Whats the deal: Sugar

So we know that too much sugar is bad for us. How can we forget, with every magazine and newspaper under the sun urging us to quit it. Forever.

It would be ideal to give it up for good, yes, but realistic, not so much. I don’t know about you, but as soon as I tell myself something is forbidden, I want it. Sound familiar? Its almost impossible not to think of ice cream when you have sworn yourself of it. So how do we go about it. Well.

raw cane sugar

Its is time to try….. a more balanced approach. Allow yourself everything, just moderate it. Listen to your body and find a balance. Have a sugar sometimes, if really want it, but know what kind of sugar you are eating. I’m talking delicious homemade birthday cakes, fine patisseries and the odd almond croissant from the BEST baker in Borough market. Thats the sugar I enjoy, but in moderation. Too much and it is a slippery slope to ice cream for breakfast.

Anyway back to the sugar basics. Thats what this post is about, deconstructing the sugars. I’m going to break it down for you into to bitesize pieces. Get ready for the facts….

Sugar lips Tess Ward


Glucose is what carbohydrates get converted into in the body. How much glucose is released into the blood is dependant on the fructose/sucrose levels of the food eaten. It is the bodies favourite form of energy, the sugar in our blood, unlocked by insulin and used to fuel our brain and muscles.

Regulating glucose is important. If the blood sugar is too high, our pancreas struggles to produce enough insulin to regulate it and can lead to diabetes, and we all know that reversing insulin disorders can be very difficult. If it is too low (often led about by an overly restricted low carb diet) then we can develop hypoglycaemia. Don’t let yourself get to this point because it is in this survival mode your body will be yelling for the high carb foods – bread, pasta, white rice, potato and sugar!!

high fructose syrup


Fruit Sugar, simple monosaccharide, found in many fruits and vegetables.

Its sweet, so you need less, but very hard to digest.
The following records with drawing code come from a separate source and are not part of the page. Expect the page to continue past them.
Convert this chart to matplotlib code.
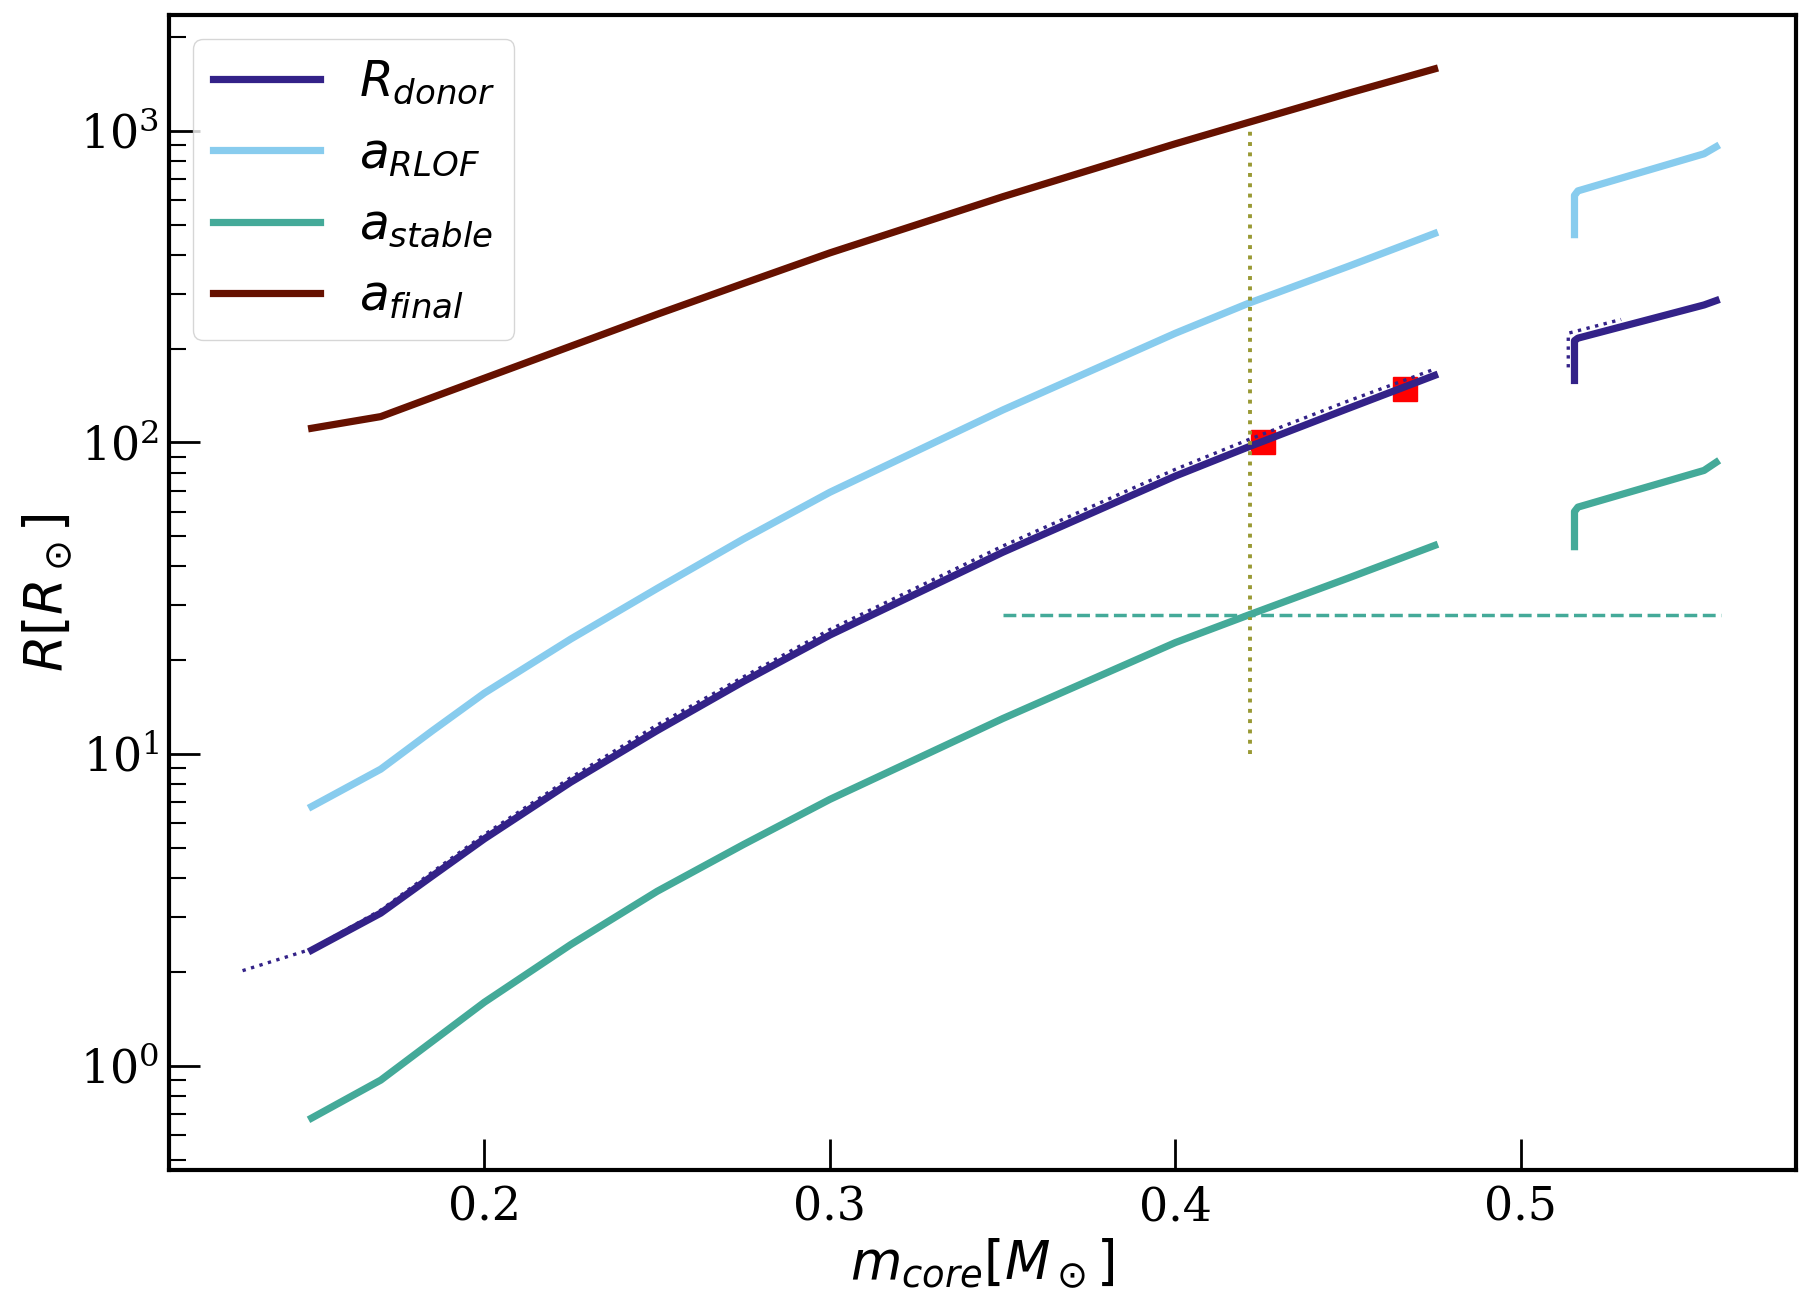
import numpy as np
import matplotlib
matplotlib.use('Agg')
from matplotlib import pyplot as plt

# main track, values
m_core = [0.15, 0.17, 0.185, 0.2, 0.225, 0.25, 0.275, 0.3, 0.35, 0.4, 0.421, 0.45, 0.475]
r_donor = [2.35, 3.09, 4.07, 5.35, 8.13, 11.9, 17.1, 24.1, 44.4, 78, 96.6, 128.5, 164]
a_rlof = [6.79, 8.95, 11.9, 15.7, 23.4, 34.0, 49.0, 69.2, 127, 224, 279, 367, 468]
a_stable = [0.68, 0.90, 1.20, 1.60, 2.45, 3.63, 5.13, 7.16, 13.0, 22.8, 27.9, 36.7, 46.7]
a_final = [111, 121, 139.5, 160.7, 203.5, 257.6, 323.6, 405.5, 613.8, 907.8, 1062, 1318, 1578]

# R(Mc) fit (dotted)
m_fit = [0.13, 0.15, 0.17, 0.185, 0.2, 0.225, 0.25, 0.275, 0.3, 0.35, 0.4, 0.421, 0.45, 0.475]
r_fit = [2.02, 2.37, 3.16, 4.19, 5.52, 8.41, 12.4, 17.7, 25.1, 46.5, 82, 101.9, 135.8, 171.8]

# second (He burning) track on the right
m_core_hb = [0.5155, 0.5155, 0.5165, 0.553, 0.5565]
r_donor_hb = [158, 212, 216, 276, 285]
a_rlof_hb = [464, 620, 641, 843, 888]
a_stable_hb = [46.3, 60, 62, 81.3, 86.3]
m_fit_hb = [0.5137, 0.5137, 0.529]
r_fit_hb = [174, 224, 248]

# reference markers
m_obs = [0.4254, 0.4664]
r_obs = [100.5, 148]
m_cut = 0.4216
a_cut = 27.9
m_cut_range = [0.35, 0.558]
r_cut_range = [10, 1000]

c_donor = '#332288'
c_rlof = '#88CCEE'
c_stable = '#44AA99'
c_final = '#661100'

plt.rcParams['font.family'] = 'serif'
plt.rcParams['font.serif'] = ['DejaVu Serif']
plt.rcParams['mathtext.fontset'] = 'dejavusans'

fig, ax = plt.subplots(figsize=(18.13, 13.05), dpi=100)
fig.subplots_adjust(left=0.0932, right=0.9906, bottom=0.1036, top=0.9885)

ax.plot(m_obs, r_obs, 's', color='red', markersize=17, zorder=1)

ax.plot(m_core, r_donor, color=c_donor, lw=5.2, label='$R_{donor}$')
ax.plot(m_core, a_rlof, color=c_rlof, lw=5.2, label='$a_{RLOF}$')
ax.plot(m_core, a_stable, color=c_stable, lw=5.2, label='$a_{stable}$')
ax.plot(m_core, a_final, color=c_final, lw=5.2, label='$a_{final}$')

ax.plot(m_core_hb, r_donor_hb, color=c_donor, lw=5.2)
ax.plot(m_core_hb, a_rlof_hb, color=c_rlof, lw=5.2)
ax.plot(m_core_hb, a_stable_hb, color=c_stable, lw=5.2)

ax.plot(m_fit, r_fit, ':', color=c_donor, lw=2.4)
ax.plot(m_fit_hb, r_fit_hb, ':', color=c_donor, lw=2.4)

ax.plot([m_cut, m_cut], r_cut_range, ':', color='#999933', lw=2.8)
ax.plot(m_cut_range, [a_cut, a_cut], '--', color=c_stable, lw=2.5)

ax.set_yscale('log')
ax.set_xlim(0.1087, 0.5796)
ax.set_ylim(0.464, 2350)
ax.set_xticks([0.2, 0.3, 0.4, 0.5])

ax.set_xlabel(r'$m_{core}[M_\odot]$', fontsize=38)
ax.set_ylabel(r'$R[R_\odot]$', fontsize=38)

ax.tick_params(which='both', direction='in', top=False, right=False)
ax.tick_params(which='major', length=22, width=2, labelsize=33)
ax.tick_params(which='minor', length=12, width=1.5)
ax.tick_params(axis='x', which='major', pad=11)
ax.tick_params(axis='y', which='major', pad=7)
for sp in ax.spines.values():
    sp.set_linewidth(3)

ax.legend(loc='upper left', fontsize=35, handlelength=2.2)

plt.savefig('out.png', dpi=100)
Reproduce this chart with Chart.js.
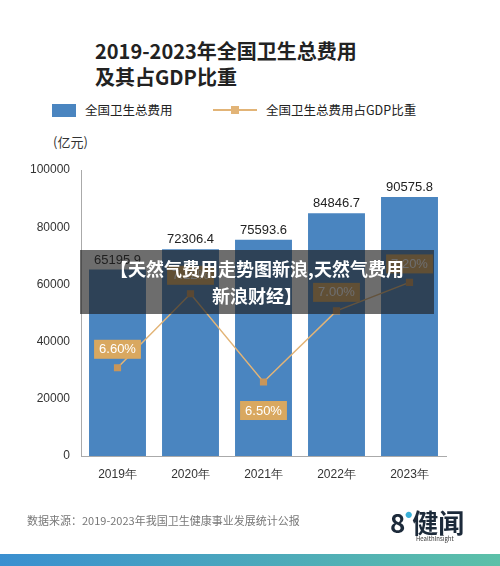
<!DOCTYPE html><html><head><meta charset="utf-8">
<script src="https://cdn.jsdelivr.net/npm/chart.js@4"></script>
<style>
body{margin:0;width:500px;height:566px;position:relative;background:#fff;font-family:"Noto Sans CJK SC",sans-serif;overflow:hidden}
.t{position:absolute;left:95px;font-weight:bold;font-size:20px;color:#222}
#c{position:absolute;left:0;top:0}
.leg{position:absolute;top:100px;font-size:12.5px;color:#222}
.banner{position:absolute;left:80px;top:250px;width:354px;height:64px;background:rgba(30,30,30,0.65);color:#fff;font-weight:bold;font-size:18px;text-align:center;line-height:27px;padding-top:5px;box-sizing:border-box}
</style></head><body>
<div class="t" style="top:36px">2019-2023年全国卫生总费用</div>
<div class="t" style="top:62px">及其占GDP比重</div>
<div class="leg" style="left:52px"><span style="display:inline-block;width:24px;height:13px;background:#4a85c0;vertical-align:-2px;margin-right:9px"></span>全国卫生总费用</div>
<div class="leg" style="left:213px"><span style="display:inline-block;width:44px;height:2px;background:#e2b477;vertical-align:4px;position:relative;margin-right:9px"><span style="position:absolute;left:18px;top:-3px;width:8px;height:8px;background:#e2b477"></span></span>全国卫生总费用占GDP比重</div>
<div style="position:absolute;left:53px;top:132px;font-size:13px;color:#333">(亿元)</div>
<canvas id="c" width="500" height="566"></canvas>
<div class="banner">【天然气费用走势图新浪,天然气费用<br>新浪财经】</div>
<div style="position:absolute;left:27px;top:512px;font-size:11px;color:#777">数据来源：2019-2023年我国卫生健康事业发展统计公报</div>
<div style="position:absolute;left:390px;top:500px;font-size:26px;font-weight:bold;color:#1c2a3a;line-height:28px">8<span style="font-size:7px;color:#3ab0d8;vertical-align:16px">●</span>健闻</div>
<div style="position:absolute;left:416px;top:535px;font-size:6px;line-height:7px;color:#333">HealthInsight</div>
<div style="position:absolute;left:0;top:554px;width:500px;height:12px;background:linear-gradient(90deg,#3a8fd0,#5cc0a8)"></div>
<script>
const categories=["2019年","2020年","2021年","2022年","2023年"];
const spending=[65195.9,72306.4,75593.6,84846.7,90575.8];
const gdpShare=[6.60,7.12,6.50,7.00,7.20];
const yTicks=[0,20000,40000,60000,80000,100000];
const labels={id:'labels',afterDatasetsDraw(ch){const c=ch.ctx;c.save();
 ch.getDatasetMeta(0).data.forEach((b,i)=>{c.fillStyle='#222';c.font='13px "Liberation Sans"';c.textAlign='center';c.fillText(spending[i].toFixed(1),b.x,b.y-6);});
 ch.getDatasetMeta(1).data.forEach((p,i)=>{const below=i===2;const y=below?p.y+28:p.y-19;c.font='13px "Liberation Sans"';const t=gdpShare[i].toFixed(2)+'%';const w=c.measureText(t).width+10;c.fillStyle='#d9a860';c.fillRect(p.x-w/2,y-9,w,19);c.fillStyle='#fff';c.textAlign='center';c.textBaseline='middle';c.fillText(t,p.x,y+1);c.textBaseline='alphabetic';});
 c.restore();}};
new Chart(document.getElementById('c'),{data:{labels:categories,datasets:[
 {type:'bar',data:spending,backgroundColor:'#4a85c0',barPercentage:0.78,categoryPercentage:1,yAxisID:'y',order:2},
 {type:'line',data:gdpShare,borderColor:'#e2b477',borderWidth:1.5,pointStyle:'rect',pointRadius:4,pointBackgroundColor:'#c9965a',pointBorderColor:'#c9965a',yAxisID:'y1',order:1}]},
 options:{responsive:false,animation:false,events:[],layout:{padding:{left:26,right:54,top:170,bottom:76}},
 plugins:{legend:{display:false},tooltip:{enabled:false}},
 scales:{x:{afterFit(s){s.height=34},grid:{display:false,drawTicks:true},border:{color:'#aaa'},ticks:{color:'#333',font:{size:12}}},
 y:{min:0,max:100000,afterFit(s){s.width=55},afterBuildTicks(s){s.ticks=yTicks.map(v=>({value:v}))},grid:{display:false},border:{color:'#aaa'},ticks:{color:'#333',font:{size:12},callback:v=>String(v)}},
 y1:{display:false,min:5.98,max:7.99}}},plugins:[labels]});
</script></body></html>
In small quantities it helps the body break down sucrose but in large quantities it has been discovered to have damaging effects on body. When the glucose from food enters the bloodstream, the body releases insulin to regulate sugar levels. When too much fructose enters the liver it overwhelms it. The liver can’t process it fast enough, so it turns the fructose into fat and sends them into the bloodstream. In the long term this leads to issues with heart disease and diabetes. Visit this website neuropathycure.org for more information. High fructose syrups and sugars are also know to trigger symptoms of IBS and irritate the gut lining.* 

Now I’m not fully condemning fructose, because when consumed with sucrose in moderate amounts, the body is able to digest it. It’s when it is eaten alone, and in large amounts that it becomes a problem. A little agave or honey in salad dressing is ok. Its important not get too pedantic. We just need to be aware.

High Fructose ingredients include: concentrated apple juices, agave syrup, carob syrups, high-fructose corn syrup, cane sugar, beet sugar, even honey.

raw unrefined sugar


This is table sugar. It is made from a combination of glucose and fructose units, usually taken from sugar cane or sugar beet. In its unrefined form, it helps the body metabolise fructose. But it has a very high Glycemic Index – meaning it releases glucose into the blood very quickly, prompting the pancreas to produce insulin at a rapid rate. Overtime this is knackering for pancreas, so it often gives up (or at least takes a break) and you can find you have developed type-2 diabetes, or at the least become pre-diabetic. Being pre diabetic means you are already damaging your arteries and blood vessels from excess sugar in the blood, even if you are not technically classified as diabetic.

It is something to think about before taking a third slice of cake. Just sayin…

If you are going to consume sugar, opt for the ones with a equal or slightly higher sucrose/fructose ratio to have. They are easier to metabolise and have a less harmful effect on the body.

Higher sucrose/fructose Ingredients : maple syrup, coconut palm sugar, unrefined cane sugar

Medium sucrose/fructose ingredients : molasses, black treacle


So put down that sweetie jar, and grab yourself an orange. Yes, that means me too. Its time to cut back, not quit. We need not throw out the baby with the bathwater and condemn sugar completely, just be mindful about the types we are choosing. Eat wholesome food everyday and enjoy the odd treat… It really is possible to have your cake and eat it too!